The regulation of GAP insurance was implemented to stop widespread price gouging on by dealers all across the country, to a captive customer who often had never even heard of GAP. A similar principle could be applied to car finance.
There is no reason (apart from obvious resistance from the car industry) that a 48- or 72-hour period could not be mandated between providing a formal car finance offer and signing an agreement. Similar advice material could be provided to buyers, just as now happens with GAP insurance sales, allowing buyers to make a more informed decision about their purchasing plans.
An alternative option, which would encounter even more resistance, is mandating a proper cooling-off period that applies to both the finance agreement and the vehicle sale. A PCP car finance agreement, like any other finance agreement, has a 14-day cooling-off period whereby the borrower can cancel the contract without penalty. That’s all well and good in theory, but it’s not that simple.
Most car sales agreements do not have any cooling-off period, so cancelling your PCP simply means you then have to pay for the car in cash. Given that people tend to use a PCP because they don’t have the cash to pay for the car, the current cooling-off provision is meaningless. If buyers were able to cancel their PCP and return the car as well, dealers would be far more careful about how they sold the product in the first place…
But is the current media storm going to lead to a brighter future for car buyers, or will it simply blow over with no real improvements? And will the economy come crashing down if PCP car finance deals suffer?
So what will really happen to how PCPs are sold?
Contrary to the tabloids’ sensationalist headlines, there is unlikely to be any great crisis if there is a crackdown on PCP sales tactics. In fact, there are already some brands and dealers who are gradually starting to move away from PCPs.

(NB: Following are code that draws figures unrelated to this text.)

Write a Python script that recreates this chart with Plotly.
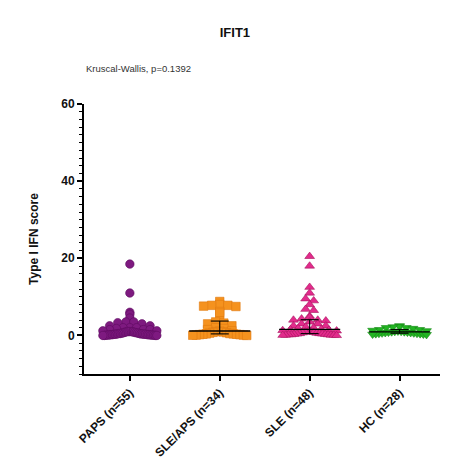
import numpy as np
import plotly.graph_objects as go

categories = ["PAPS (n=55)", "SLE/APS (n=34)", "SLE (n=48)", "HC (n=28)"]
paps = [18.5, 11, 6, 5.5, 4.5, 3.5, 3.5, 3.3, 3, 2.5, 2.5, 2, 2, 2, 1.8, 1.5, 1.5, 1.5, 1.2, 1.2,
        1, 1, 1, 1, 0.9, 0.8, 0.8, 0.7, 0.7, 0.6, 0.6, 0.5, 0.5, 0.5, 0.4, 0.4, 0.4, 0.3, 0.3, 0.3,
        0.3, 0.2, 0.2, 0.2, 0.2, 0.1, 0.1, 0.1, 0.1, 0.05, 0.05, 0, 0, 0, 0]
sle_aps = [8.8, 8, 7.8, 7.8, 7.6, 7.5, 6.2, 5.8, 3.8, 3.5, 3.2, 3, 2.5, 2, 1.8, 1.5, 1.2, 1.1, 1, 0.9,
           0.8, 0.7, 0.6, 0.5, 0.4, 0.4, 0.3, 0.3, 0.2, 0.2, 0.1, 0.1, 0.05, 0]
sle = [20.5, 18, 12.5, 11, 9.5, 9, 8, 6.8, 6.5, 5, 4.7, 4.3, 4, 4, 3.8, 3.5, 3, 3, 2.5, 2.5,
       2.2, 2, 1.8, 1.6, 1.5, 1.4, 1.3, 1.2, 1, 1, 0.9, 0.8, 0.7, 0.6, 0.5, 0.5, 0.4, 0.4, 0.3, 0.3,
       0.2, 0.2, 0.2, 0.1, 0.1, 0.1, 0.05, 0]
hc = [2.5, 2.3, 2.2, 2, 2, 1.8, 1.5, 1.5, 1.3, 1.2, 1.1, 1, 1, 0.9, 0.9, 0.8, 0.8, 0.7, 0.7, 0.6,
      0.6, 0.5, 0.5, 0.4, 0.4, 0.3, 0.3, 0.2]
groups = [paps, sle_aps, sle, hc]
colors = ["#7E1A80", "#F5921E", "#E22B8C", "#22B422"]
lines = ["#5E0A60", "#E07A10", "#A8145E", "#168A16"]
symbols = ["circle", "square", "triangle-up", "triangle-down"]


def swarm(vals, binh=1.2, step=0.09, maxw=0.3):
    vals = np.array(vals, float)
    order = np.argsort(-vals)
    xs = np.zeros(len(vals))
    bins = {}
    for i in order:
        b = int(np.floor(vals[i] / binh))
        bins.setdefault(b, []).append(i)
    for b, idx in bins.items():
        k = len(idx)
        if k == 1:
            continue
        sp = min(step, 2 * maxw / (k - 1))
        offs = sorted([(j - (k - 1) / 2) * sp for j in range(k)], key=lambda o: (abs(o), o))
        for j, i in enumerate(idx):
            xs[i] = offs[j]
    return xs


fig = go.Figure()


def add_stats(ci, vals):
    q1, med, q3 = np.percentile(vals, [25, 50, 75])
    fig.add_trace(go.Scatter(x=[ci - 0.34, ci + 0.34], y=[med, med], mode="lines",
                             line=dict(color="black", width=1.3), showlegend=False, hoverinfo="skip"))
    fig.add_trace(go.Scatter(x=[ci - 0.1, ci + 0.1, None, ci, ci, None, ci - 0.1, ci + 0.1],
                             y=[q3, q3, None, q3, q1, None, q1, q1], mode="lines",
                             line=dict(color="black", width=1.1), showlegend=False, hoverinfo="skip"))


for ci, vals in enumerate(groups):
    if ci == 0:
        add_stats(ci, vals)
    xs = swarm(vals) + ci
    fig.add_trace(go.Scatter(x=xs, y=vals, mode="markers",
                             marker=dict(symbol=symbols[ci], size=8.5, color=colors[ci],
                                         line=dict(color=lines[ci], width=0.6)),
                             showlegend=False))
    if ci > 0:
        add_stats(ci, vals)

fig.update_layout(
    width=450, height=474,
    margin=dict(l=84, r=10, t=104, b=100),
    plot_bgcolor="white", paper_bgcolor="white",
    font=dict(family="Liberation Sans, Arial, sans-serif", color="black"),
    title=dict(text="<b>IFIT1</b>", x=0.522, xanchor="center", y=0.932, yanchor="middle",
               font=dict(size=13, color="#111")),
    xaxis=dict(range=[-0.51, 3.45], tickmode="array", tickvals=[0, 1, 2, 3], ticktext=[f"<b>{c}</b>" for c in categories],
               tickangle=-45, ticks="outside", ticklen=5, tickwidth=1.5, tickcolor="black",
               showline=True, linecolor="black", linewidth=2, showgrid=False, zeroline=False,
               tickfont=dict(size=12, color="#111")),
    yaxis=dict(range=[-10, 60], tickvals=[0, 20, 40, 60], ticktext=["<b>0</b>", "<b>20</b>", "<b>40</b>", "<b>60</b>"],
               ticks="outside", ticklen=5, tickwidth=1.5, tickcolor="black",
               minor=dict(dtick=2, ticks="outside", ticklen=3, tickwidth=1, tickcolor="black"),
               showline=True, linecolor="black", linewidth=2, showgrid=False, zeroline=False,
               tickfont=dict(size=12, color="#111"),
               title=dict(text="<b>Type I IFN score</b>", font=dict(size=12, color="#111"), standoff=20)),
)
fig.add_annotation(text="Kruscal-Wallis, p=0.1392", xref="paper", yref="paper", x=0.0, y=1.13,
                   xanchor="left", yanchor="middle", showarrow=False,
                   font=dict(size=9.5, color="#333"))
fig.write_html("out.html")
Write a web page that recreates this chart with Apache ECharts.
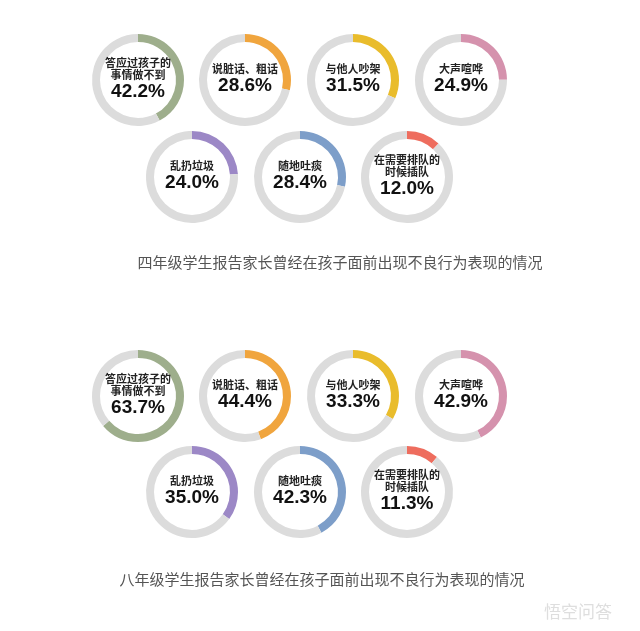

What will happen is that finance companies will simply shift their efforts to other finance methods, like leasing, rather than PCP offers. Leasing is much less transparent, and conveniently avoids most of the legal obligations and consumer rights associated with purchase agreements like PCP and HP (hire purchase) finance. That’s great for dealers but even more disadvantageous to customers.
Other finance mechanisms, like peer-to-peer lending schemes, have been growing in the sub-prime market in recent years as well, so there will always be ways for people to finance cars. But, just like the crackdown on payday loans led to an increase in logbook loans, that doesn’t mean it will lead to a better outcome for consumers.
Additionally, the growth in online car sales is likely to weaken dealers’ hands in pressuring customers to take finance. As more manufacturers start offering buyers the option to conduct every aspect of their car purchase online, it becomes easier to ensure that the rules and regulations are actually being followed. Customers will have to click to download documents, and confirm that they have read and agree to the terms and conditions. If they choose not to read those documents, that’s not the seller’s problem.
Tougher car finance rules could well have a significant impact on the car market. But if a significant chunk of today’s car sales are being made on terms that are unfair to consumers, why should it be allowed to continue? Consumer rights should always take priority over corporate profits, and the scare-mongering from the car industry is simply evidence that this is not currently the case.